*DATA EXCERPT*:
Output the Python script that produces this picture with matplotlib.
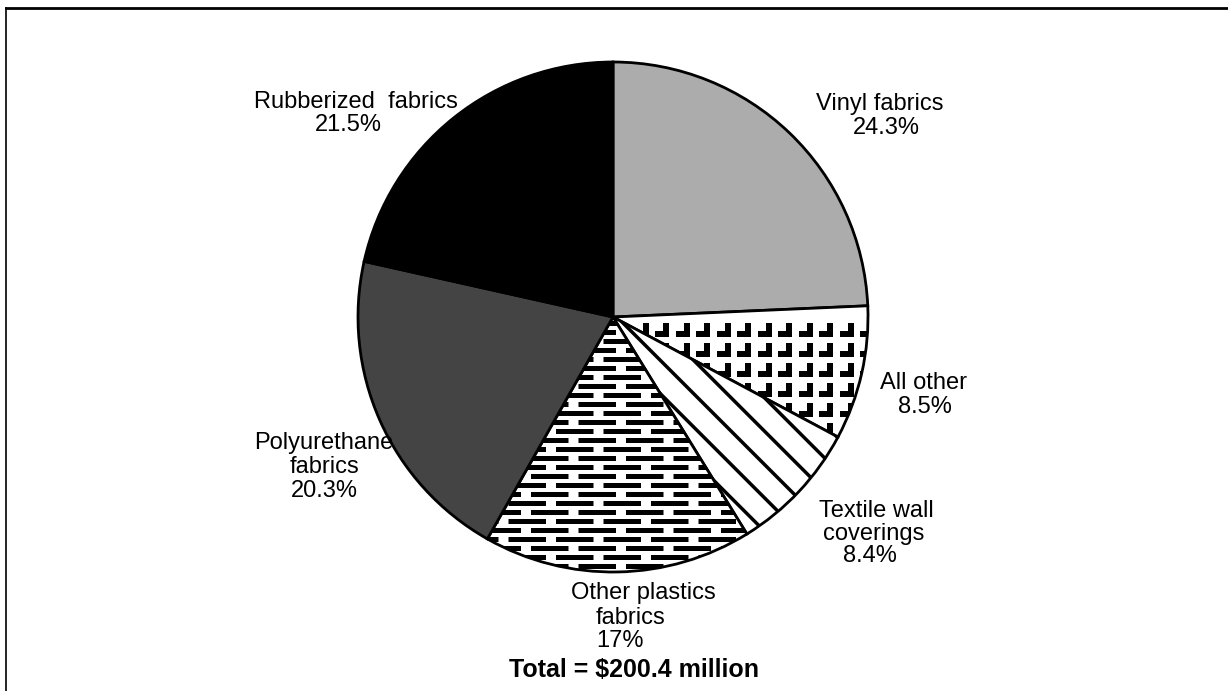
import numpy as np
import matplotlib.pyplot as plt
from matplotlib.path import Path

plt.rcParams['font.family'] = ['Liberation Sans', 'DejaVu Sans']
plt.rcParams['hatch.linewidth'] = 2.5

# data (clockwise from 12 o'clock)
categories = ['Vinyl fabrics', 'All other', 'Textile wall coverings',
              'Other plastics fabrics', 'Polyurethane fabrics', 'Rubberized fabrics']
shares = [24.3, 8.5, 8.4, 17, 20.3, 21.5]
name_lines = [['Vinyl fabrics'], ['All other'], ['Textile wall', 'coverings'],
              ['Other plastics', 'fabrics'], ['Polyurethane', 'fabrics'],
              ['Rubberized  fabrics']]
total_label = 'Total = $200.4 million'

W, H = 1228, 691


def py(y):
    # pixel row (from top) -> data y
    return H - y


# layout: (centre x, baseline y) for each text line, in pixels from top-left
line_pos = [
    [(880, 110), (886, 134)],
    [(923, 389), (925, 413)],
    [(876, 517), (874, 540), (870, 562)],
    [(643, 599), (630, 624), (620, 647)],
    [(324, 449), (324, 473), (324, 497)],
    [(356, 108), (348, 131)],
]
fills = ['#acacac', 'white', 'white', 'white', '#444444', 'black']
hatches = [None, None, '\\', None, None, None]
cx, cy, r = 613, 317, 255

fig = plt.figure(figsize=(12.28, 6.91), dpi=100)
ax = fig.add_axes([0, 0, 1, 1])

wedges, _ = ax.pie(shares, startangle=90, counterclock=False,
                   center=(cx, py(cy)), radius=r, colors=fills,
                   wedgeprops=dict(edgecolor='black', linewidth=2))
for w, h in zip(wedges, hatches):
    if h:
        w.set_hatch(h)

# "All other" texture: grid of reversed-L marks
ell = Path([(-0.5, -0.5), (0.5, -0.5), (0.5, 0.5), (0.1, 0.5),
            (0.1, -0.1), (-0.5, -0.1), (-0.5, -0.5)])
gx, gy = np.meshgrid(np.arange(cx + 8, cx + r + 20, 20.5),
                     np.arange(py(cy) - 13, py(cy) - 160, -20))
marks, = ax.plot(gx.ravel(), gy.ravel(), ls='none', marker=ell,
                 markersize=10.5, color='black', markeredgewidth=0)
marks.set_clip_path(wedges[1])

# "Other plastics" texture: staggered rows of short dashes
for i, yy in enumerate(np.arange(py(cy) - 6, py(cy) - r - 10, -9)):
    ln, = ax.plot([cx - 200, cx + 200], [yy, yy], color='black', lw=3.6,
                  ls=(5 * (i % 2), (7.5, 2.0)), solid_capstyle='butt')
    ln.set_clip_path(wedges[3])

for lines, v, pos in zip(name_lines, shares, line_pos):
    for txt, (x, y) in zip(lines + [f'{v:g}%'], pos):
        ax.text(x, py(y), txt, ha='center', va='baseline', fontsize=17)

ax.text(634, py(677), total_label, ha='center', va='baseline',
        fontsize=18, fontweight='bold')

# scanned frame
ax.plot([6, 6], [py(8), py(691)], color='black', lw=1.2, clip_on=False)
ax.plot([6, 1228], [py(8), py(8)], color='black', lw=2, clip_on=False)

ax.set_xlim(0, W)
ax.set_ylim(0, H)
ax.set_aspect('equal')
ax.set_axis_off()

fig.savefig('out.png', dpi=100)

*REQUIREMENT*: Using the material above, return every line exactly as it appears, minus the pictures.

*WRITTEN SOLUTION*:
Output the Python script that produces this picture with matplotlib.
import numpy as np
import matplotlib.pyplot as plt
from matplotlib.path import Path

plt.rcParams['font.family'] = ['Liberation Sans', 'DejaVu Sans']
plt.rcParams['hatch.linewidth'] = 2.5

# data (clockwise from 12 o'clock)
categories = ['Vinyl fabrics', 'All other', 'Textile wall coverings',
              'Other plastics fabrics', 'Polyurethane fabrics', 'Rubberized fabrics']
shares = [24.3, 8.5, 8.4, 17, 20.3, 21.5]
name_lines = [['Vinyl fabrics'], ['All other'], ['Textile wall', 'coverings'],
              ['Other plastics', 'fabrics'], ['Polyurethane', 'fabrics'],
              ['Rubberized  fabrics']]
total_label = 'Total = $200.4 million'

W, H = 1228, 691


def py(y):
    # pixel row (from top) -> data y
    return H - y


# layout: (centre x, baseline y) for each text line, in pixels from top-left
line_pos = [
    [(880, 110), (886, 134)],
    [(923, 389), (925, 413)],
    [(876, 517), (874, 540), (870, 562)],
    [(643, 599), (630, 624), (620, 647)],
    [(324, 449), (324, 473), (324, 497)],
    [(356, 108), (348, 131)],
]
fills = ['#acacac', 'white', 'white', 'white', '#444444', 'black']
hatches = [None, None, '\\', None, None, None]
cx, cy, r = 613, 317, 255

fig = plt.figure(figsize=(12.28, 6.91), dpi=100)
ax = fig.add_axes([0, 0, 1, 1])

wedges, _ = ax.pie(shares, startangle=90, counterclock=False,
                   center=(cx, py(cy)), radius=r, colors=fills,
                   wedgeprops=dict(edgecolor='black', linewidth=2))
for w, h in zip(wedges, hatches):
    if h:
        w.set_hatch(h)

# "All other" texture: grid of reversed-L marks
ell = Path([(-0.5, -0.5), (0.5, -0.5), (0.5, 0.5), (0.1, 0.5),
            (0.1, -0.1), (-0.5, -0.1), (-0.5, -0.5)])
gx, gy = np.meshgrid(np.arange(cx + 8, cx + r + 20, 20.5),
                     np.arange(py(cy) - 13, py(cy) - 160, -20))
marks, = ax.plot(gx.ravel(), gy.ravel(), ls='none', marker=ell,
                 markersize=10.5, color='black', markeredgewidth=0)
marks.set_clip_path(wedges[1])

# "Other plastics" texture: staggered rows of short dashes
for i, yy in enumerate(np.arange(py(cy) - 6, py(cy) - r - 10, -9)):
    ln, = ax.plot([cx - 200, cx + 200], [yy, yy], color='black', lw=3.6,
                  ls=(5 * (i % 2), (7.5, 2.0)), solid_capstyle='butt')
    ln.set_clip_path(wedges[3])

for lines, v, pos in zip(name_lines, shares, line_pos):
    for txt, (x, y) in zip(lines + [f'{v:g}%'], pos):
        ax.text(x, py(y), txt, ha='center', va='baseline', fontsize=17)

ax.text(634, py(677), total_label, ha='center', va='baseline',
        fontsize=18, fontweight='bold')

# scanned frame
ax.plot([6, 6], [py(8), py(691)], color='black', lw=1.2, clip_on=False)
ax.plot([6, 1228], [py(8), py(8)], color='black', lw=2, clip_on=False)

ax.set_xlim(0, W)
ax.set_ylim(0, H)
ax.set_aspect('equal')
ax.set_axis_off()

fig.savefig('out.png', dpi=100)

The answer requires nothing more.